NL: The trailer had a pretty rocking soundtrack. What sorts of tunes can we expect in the finished game?
NR: I sincerely hope you like the song “Go!” by Tricksy, because there isn’t much room for music in a WiiWare game…
NL: We’ve seen from the response to our posts that roller derby has a bigger following than many people realise. What’s the reaction been like from the fans?
NR: People honestly love it. We really thought we would get more friction from people who hated the idea of power-ups and non-oval tracks, but that never materialised. I think people like it because it’s still recognisable as roller derby, but it is also very pick-up-and-play. They “get” it.

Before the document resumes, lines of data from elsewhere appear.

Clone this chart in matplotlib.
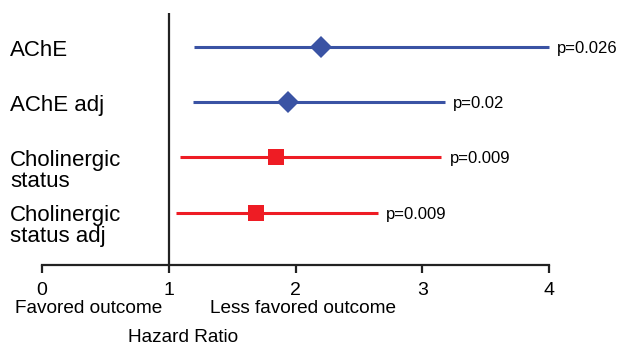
import matplotlib
matplotlib.use("Agg")
import matplotlib.pyplot as plt
import matplotlib.transforms as mtransforms

plt.rcParams['font.family'] = ['Liberation Sans', 'DejaVu Sans']

# ---- data ----
labels = ["AChE", "AChE adj", "Cholinergic\nstatus", "Cholinergic\nstatus adj"]
hr = [2.20, 1.94, 1.85, 1.69]
ci_low = [1.20, 1.19, 1.09, 1.06]
ci_high = [4.00, 3.18, 3.15, 2.65]
pvals = ["p=0.026", "p=0.02", "p=0.009", "p=0.009"]
colors = ["#3A53A4", "#3A53A4", "#EE1C24", "#EE1C24"]
markers = ["D", "D", "s", "s"]
xticks = [0, 1, 2, 3, 4]
xtick_labels = ["0", "1", "2", "3", "4"]

fig = plt.figure(figsize=(6.21, 3.45), dpi=100)
W, H = 621, 345
x0, x4 = 42, 549
ytop, ybot = 13, 265
ax = fig.add_axes([x0 / W, 1 - ybot / H, (x4 - x0) / W, (ybot - ytop) / H])

rows = list(range(len(labels)))
ax.set_xlim(0, 4)
ax.set_ylim(3.95, -0.62)

for i, r in enumerate(rows):
    ax.plot([ci_low[i], ci_high[i]], [r, r], color=colors[i], lw=2.2,
            solid_capstyle='butt', zorder=2, clip_on=False)
    ms = 10.8 if markers[i] == "D" else 11.3
    ax.plot(hr[i], r, marker=markers[i], color=colors[i], ms=ms,
            markeredgewidth=0, zorder=3, clip_on=False)
    ax.annotate(pvals[i], xy=(ci_high[i], r), xytext=(6, -1),
                textcoords='offset points', ha='left', va='center',
                fontsize=12, color='black', annotation_clip=False)

ax.axvline(1, color='#222222', lw=1.6, zorder=1)

for s in ['top', 'right', 'left']:
    ax.spines[s].set_visible(False)
ax.spines['bottom'].set_linewidth(1.6)
ax.spines['bottom'].set_color('#222222')
ax.set_yticks([])
ax.set_xticks(xticks)
ax.set_xticklabels(xtick_labels, fontsize=14)
ax.tick_params(axis='x', direction='out', length=6, width=1.6,
               color='#222222', pad=6.5)

blend = mtransforms.blended_transform_factory(fig.transFigure, ax.transData)
for i, r in enumerate(rows):
    ax.annotate(labels[i], xy=(10 / W, r), xycoords=blend,
                xytext=(0, 5.5), textcoords='offset points',
                ha='left', va='top', fontsize=16, linespacing=1.0,
                annotation_clip=False)

fig.text(89 / W, 1 - 313 / H, "Favored outcome", ha='center', va='baseline', fontsize=13.7)
fig.text(303 / W, 1 - 313 / H, "Less favored outcome", ha='center', va='baseline', fontsize=13.7)
fig.text(183 / W, 1 - 342 / H, "Hazard Ratio", ha='center', va='baseline', fontsize=13.7)

fig.savefig("out.png", dpi=100)
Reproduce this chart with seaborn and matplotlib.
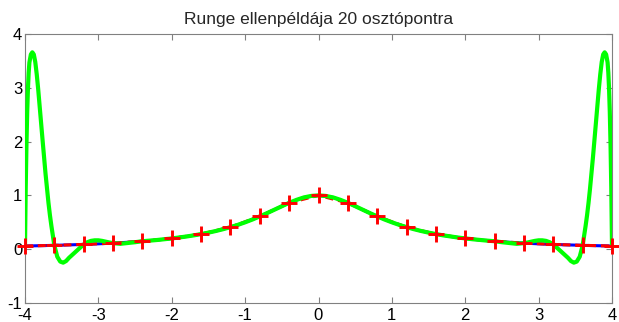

I demoed the game at RollerCon in Las Vegas this summer, and the only gripe I heard was from some guy (whom, I might add, didn’t even bother to play the game) who didn’t like how one of the levels had a railing in it, because it looked reminiscent of banked-track roller derby, not flat-track roller derby. If the only complaint you hear about your game is that one yahoo doesn’t like a railing, your game is very likely on the right course.
NL: How about the teams – what do they make of it?
NR: I don’t want to speak for the teams, but no one’s given me the impression they dislike it.
NL: There were a few things our readers want to know: one, will players cast shadows in the finished game, and number two, will it be in widescreen 16:9?
NR: 1. No, shadows would kill our frame rate. 2. Hells yes.
NL: What sort of release date are you shooting for?
NR: We’d like to see it out in November, but that’s all in Nintendo’s hands right now.
Our thanks go to Ben Geisler and Norb Rozek for their time and answers.